From: Falk Hueffner <falk.hueffner@student.uni-tuebingen.de>
To: "Al Grant" <AlGrant@myrealbox.com>
Cc: nathan@gcc.gnu.org, algrant@acm.org, gcc-bugs@gcc.gnu.org,
gcc-prs@gcc.gnu.org, nobody@gcc.gnu.org, gcc-gnats@gcc.gnu.org
Subject: Re: c/7284: incorrectly simplifies leftshift followed by signed power-of-2 division
Date: 12 Jul 2002 18:18:14 +0200
"Al Grant" <AlGrant@myrealbox.com> writes:
> > On 12/07/2002 15:12:01 nathan wrote:
> > >Synopsis: incorrectly simplifies leftshift followed by signed power-of-2
> > >division
> > >
> > >State-Changed-From-To: open->closed
> > >State-Changed-By: nathan
> > >State-Changed-When: Fri Jul 12 07:12:01 2002
> > >State-Changed-Why:
> > >not a bug. for signed types, if 'n << c' overflows, the
> > >behaviour is undefined.
> >
> > There is no "overflow" in my sample code. The operation of shifting 128 24 bits to the left on a
> > 32-bit machine produces the bit pattern 0x80000000.
> > No bits overflow.
> >
> > The fact that a positive number may become negative when
> > left-shifted is a property of the twos complement representation.

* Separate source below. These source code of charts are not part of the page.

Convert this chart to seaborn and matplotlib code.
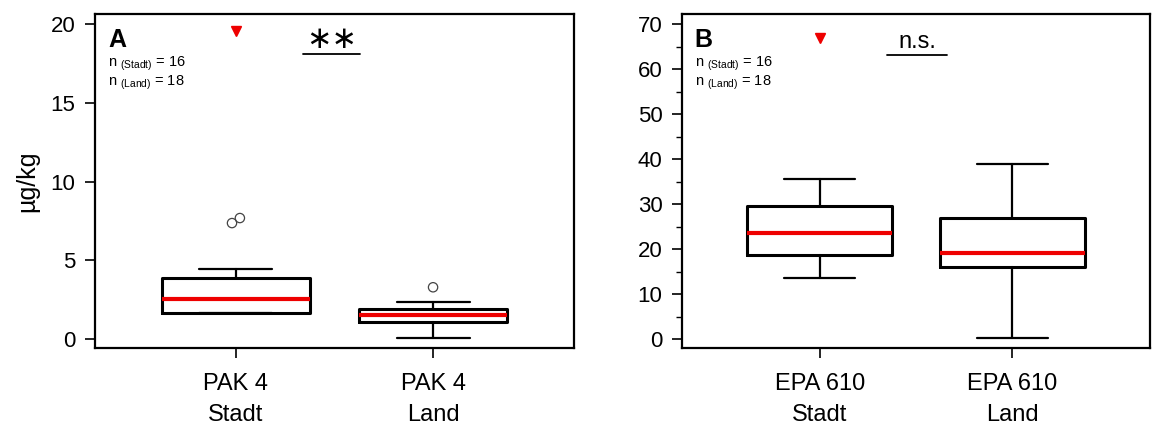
import numpy as np
import pandas as pd
import seaborn as sns
import matplotlib.pyplot as plt

# values (µg/kg)
groups = ["Stadt", "Land"]
pak_ticklabels = ["PAK 4\nStadt", "PAK 4\nLand"]
epa_ticklabels = ["EPA 610\nStadt", "EPA 610\nLand"]

pak_whislo = [1.68, 0.06]
pak_q1 = [1.68, 1.08]
pak_med = [2.55, 1.53]
pak_q3 = [3.86, 1.91]
pak_whishi = [4.46, 2.38]
pak_fliers = [[7.37, 7.69], [3.29]]
pak_offscale = [19.6, None]

epa_whislo = [13.5, 0.2]
epa_q1 = [18.7, 16.1]
epa_med = [23.6, 19.2]
epa_q3 = [29.5, 27.0]
epa_whishi = [35.7, 39.0]
epa_fliers = [[], []]
epa_offscale = [67.0, None]

n_counts = [16, 18]

sns.set_style("ticks")
plt.rcParams['font.family'] = ['Liberation Sans', 'DejaVu Sans']
plt.rcParams['mathtext.fontset'] = 'custom'
plt.rcParams['mathtext.rm'] = 'Liberation Sans'
plt.rcParams['mathtext.it'] = 'Liberation Sans:italic'
for key in ['text.color', 'axes.labelcolor', 'xtick.color', 'ytick.color',
            'axes.edgecolor']:
    plt.rcParams[key] = 'black'


def make_stats(lo, q1, med, q3, hi):
    stats = []
    for i in range(len(groups)):
        stats.append(dict(whislo=lo[i], q1=q1[i], med=med[i], q3=q3[i],
                          whishi=hi[i], fliers=[], label=groups[i]))
    return stats


def draw_panel(ax, stats, fliers, offscale, ticklabels, ylim, yticks, letter,
               sig, sig_y, sig_span, minor=None):
    ax.bxp(stats, positions=[0, 1], widths=0.75, capwidths=0.37,
           showfliers=False, patch_artist=False,
           boxprops=dict(color='black', linewidth=2.2),
           medianprops=dict(color='#ee0000', linewidth=3.0),
           whiskerprops=dict(color='black', linewidth=1.6),
           capprops=dict(color='black', linewidth=1.6))

    # outliers as open circles
    rows = []
    for i, f in enumerate(fliers):
        offs = np.linspace(-0.02, 0.02, len(f)) if len(f) > 1 else [0]
        for o, v in zip(offs, f):
            rows.append(dict(x=i + o, y=v))
    if rows:
        df = pd.DataFrame(rows)
        sns.scatterplot(data=df, x='x', y='y', ax=ax, marker='o', s=45,
                        facecolor='none', edgecolor='#444444', linewidth=0.9)

    # red markers for the off-scale value
    for i, v in enumerate(offscale):
        if v is not None:
            ax.plot(i, v, marker='v', color='#ee0000', markersize=7,
                    linestyle='none')

    ax.set_xlim(-0.715, 1.715)
    ax.set_ylim(*ylim)
    ax.set_yticks(yticks)
    if minor is not None:
        ax.set_yticks(minor, minor=True)
        ax.tick_params(axis='y', which='minor', length=4, width=1)
    ax.set_xticks([0, 1])
    ax.set_xticklabels(ticklabels, fontsize=17, linespacing=1.55)
    ax.tick_params(axis='both', which='major', direction='out', length=7,
                   width=1.2, labelsize=16, pad=7)
    ax.tick_params(axis='x', labelsize=17, pad=11)
    for sp in ax.spines.values():
        sp.set_visible(True)
        sp.set_linewidth(1.6)
        sp.set_color('black')
    ax.set_xlabel('')
    ax.set_ylabel('')

    ax.text(0.027, 0.922, letter, transform=ax.transAxes, fontsize=18,
            fontweight='bold', va='center', ha='left')
    ax.text(0.027, 0.85, r'n $_{\rm (Stadt)}$ = %d' % n_counts[0],
            transform=ax.transAxes, fontsize=10.5, va='center', ha='left')
    ax.text(0.027, 0.795, r'n $_{\rm (Land)}$ = %d' % n_counts[1],
            transform=ax.transAxes, fontsize=10.5, va='center', ha='left')

    # significance bar
    ax.plot(sig_span, [sig_y, sig_y], color='black', linewidth=1.3)
    span = ylim[1] - ylim[0]
    mid = sum(sig_span) / 2
    if sig == '**':
        ax.text(mid, sig_y + span * 0.0, '∗∗', fontsize=22, ha='center',
                va='bottom', family='DejaVu Sans')
    else:
        ax.text(mid, sig_y + span * 0.005, sig, fontsize=17, ha='center',
                va='bottom')


fig = plt.figure(figsize=(11.54, 4.26), dpi=100)
ax1 = fig.add_axes([95 / 1154, 78 / 426, 479 / 1154, 334 / 426])
ax2 = fig.add_axes([682 / 1154, 78 / 426, 468 / 1154, 334 / 426])

draw_panel(ax1, make_stats(pak_whislo, pak_q1, pak_med, pak_q3, pak_whishi),
           pak_fliers, pak_offscale, pak_ticklabels, (-0.57, 20.66),
           [0, 5, 10, 15, 20], 'A', '**', 18.09, [0.34, 0.63])
draw_panel(ax2, make_stats(epa_whislo, epa_q1, epa_med, epa_q3, epa_whishi),
           epa_fliers, epa_offscale, epa_ticklabels, (-2.0, 72.3),
           [0, 10, 20, 30, 40, 50, 60, 70], 'B', 'n.s.', 63.2, [0.35, 0.66],
           minor=[5, 15, 25, 35, 45, 55, 65])

ax1.set_ylabel('µg/kg', fontsize=18, labelpad=8)

fig.savefig('out.png', dpi=100)
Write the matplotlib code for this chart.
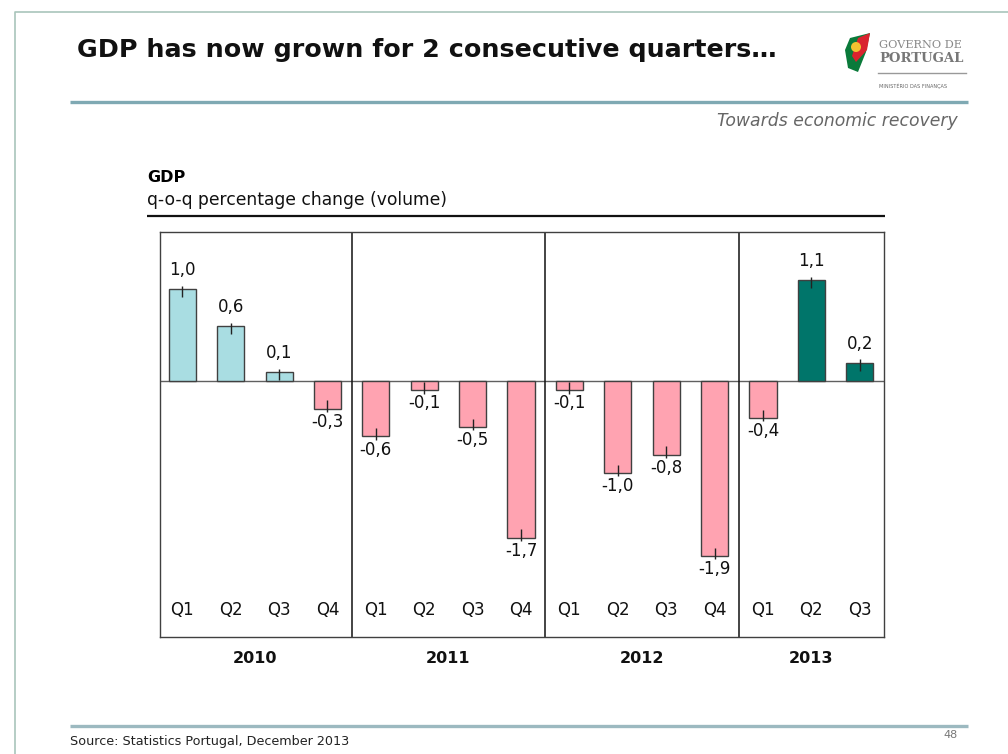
import matplotlib
matplotlib.use("Agg")
import matplotlib.pyplot as plt
from matplotlib.patches import Polygon, Circle

# ---- DATA ----
years = ["2010", "2011", "2012", "2013"]
quarters_per_year = [4, 4, 4, 3]
quarter_labels = ["Q1", "Q2", "Q3", "Q4", "Q1", "Q2", "Q3", "Q4",
                  "Q1", "Q2", "Q3", "Q4", "Q1", "Q2", "Q3"]
gdp_qoq = [1.0, 0.6, 0.1, -0.3, -0.6, -0.1, -0.5, -1.7,
           -0.1, -1.0, -0.8, -1.9, -0.4, 1.1, 0.2]

# ---- STYLE ----
W, H = 1008, 754
light_blue = "#A9DDE2"
pink = "#FFA3B1"
teal = "#00756A"
frame_col = "#404040"
rule_col = "#7FA9B3"

plt.rcParams["font.family"] = ["DejaVu Sans"]

fig = plt.figure(figsize=(W / 100, H / 100), dpi=100)
fig.patch.set_facecolor("white")

# overlay in pixel coordinates for slide decorations
deco = fig.add_axes([0, 0, 1, 1])
deco.set_xlim(0, W)
deco.set_ylim(H, 0)
deco.axis("off")

# slide border
deco.plot([15, 15, W], [H, 12, 12], color="#A9C5BB", lw=1.2)

# title + rule
deco.text(77, 50, "GDP has now grown for 2 consecutive quarters\u2026",
          fontsize=18.3, fontweight="bold", va="center", ha="left", color="#111111")
deco.plot([70, 968], [102, 102], color=rule_col, lw=2.4, solid_capstyle="butt")
deco.text(958, 121, "Towards economic recovery", fontsize=12.4, style="italic",
          ha="right", va="center", color="#666666")

# logo (simplified)
deco.add_patch(Polygon([[850, 38], [870, 33], [866, 52], [858, 72], [848, 68], [845, 50]],
                       closed=True, color="#0A7A3A", lw=0))
deco.add_patch(Polygon([[858, 38], [870, 33], [867, 50], [856, 62], [852, 56]],
                       closed=True, color="#D9232E", lw=0))
deco.add_patch(Circle((856, 47), 5, color="#F2C230", lw=0))
deco.text(879, 45, "GOVERNO DE", fontsize=8.2, family="DejaVu Serif",
          color="#888888", va="center", ha="left")
deco.text(879, 58, "PORTUGAL", fontsize=9.5, family="DejaVu Serif", fontweight="bold",
          color="#777777", va="center", ha="left")
deco.plot([878, 966], [73, 73], color="#999999", lw=1)
deco.text(879, 86, "MINISTÉRIO DAS FINANÇAS", fontsize=3.6, color="#666666",
          va="center", ha="left")

# chart header
deco.text(147, 177, "GDP", fontsize=11.5, fontweight="bold", va="center", ha="left")
deco.text(147, 200, "q-o-q percentage change (volume)", fontsize=12.3,
          va="center", ha="left", color="#111111")
deco.plot([147, 885], [216, 216], color="#111111", lw=1.6, solid_capstyle="butt")

# footer
deco.plot([70, 968], [726, 726], color="#9CB9C0", lw=2.4, solid_capstyle="butt")
deco.text(70, 742, "Source: Statistics Portugal, December 2013", fontsize=9.2,
          va="center", ha="left", color="#222222")
deco.text(958, 735, "48", fontsize=8, va="center", ha="right", color="#777777")

# ---- CHART ----
ax_left, ax_right, ax_top, ax_bot = 160, 884, 232, 637
ax = fig.add_axes([ax_left / W, 1 - ax_bot / H, (ax_right - ax_left) / W, (ax_bot - ax_top) / H])

x = list(range(len(gdp_qoq)))
year_of_bar = []
for yr, n in zip(years, quarters_per_year):
    year_of_bar += [yr] * n

colors = []
for v, yr in zip(gdp_qoq, year_of_bar):
    if v < 0:
        colors.append(pink)
    elif yr == "2013":
        colors.append(teal)
    else:
        colors.append(light_blue)

ax.bar(x, gdp_qoq, width=0.56, color=colors, edgecolor=frame_col, linewidth=1, zorder=3)
ax.axhline(0, color="#606060", lw=1, zorder=2)

# small marker lines at bar ends and value labels
for xi, v in zip(x, gdp_qoq):
    s = 1 if v >= 0 else -1
    ax.vlines(xi, v + s * 0.035, v - s * 0.09, color="#222222", lw=1, zorder=4)
    lbl = f"{v:.1f}".replace(".", ",")
    ax.annotate(lbl, (xi, v), xytext=(0, 7 if s > 0 else -3), textcoords="offset points",
                ha="center", va="bottom" if s > 0 else "top", fontsize=12, color="#111111")

# quarter labels inside the box
for xi, q in zip(x, quarter_labels):
    ax.text(xi, -2.49, q, ha="center", va="center", fontsize=12, color="#111111")

# year separators and year labels
start = 0
for i, (yr, n) in enumerate(zip(years, quarters_per_year)):
    if i > 0:
        ax.axvline(start - 0.5, color="#111111", lw=1.1)
    center = start + (n - 1) / 2
    ax.text(center, -0.054, yr, transform=ax.get_xaxis_transform(), ha="center",
            va="center", fontsize=11.5, fontweight="bold", color="#111111")
    start += n

ax.set_xlim(-0.46, len(gdp_qoq) - 0.5)
ax.set_ylim(-2.78, 1.62)
ax.set_xticks([])
ax.set_yticks([])
for sp in ax.spines.values():
    sp.set_color(frame_col)
    sp.set_linewidth(1)

fig.savefig("out.png", dpi=100, facecolor="white")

> > The standard does not define signed left shift in terms of
> > multiplication and certainly doesn't say that it is undefined when
> > the apparently equivalent multiplication would be undefined.
>
> >Before refering to the standard, you should probably >read it.
>
> I read the C89 standard (and the C++ standard).
> You are referring to C99. gcc was not defining __STDC_VERSION__, so
> C89, not C99, is surely the relevant standard. The behaviour
> happens even if I explicitly set -std=c89, or if I use g++ 3.1, and
> you cannot justify either of those by reference to C99.
Right, I just assumed it to be very unlikely that this was changed to
be undefined in C99. I don't have the C89 standard; could you perhaps
cite the passage that shows this was defined behaviour in C89?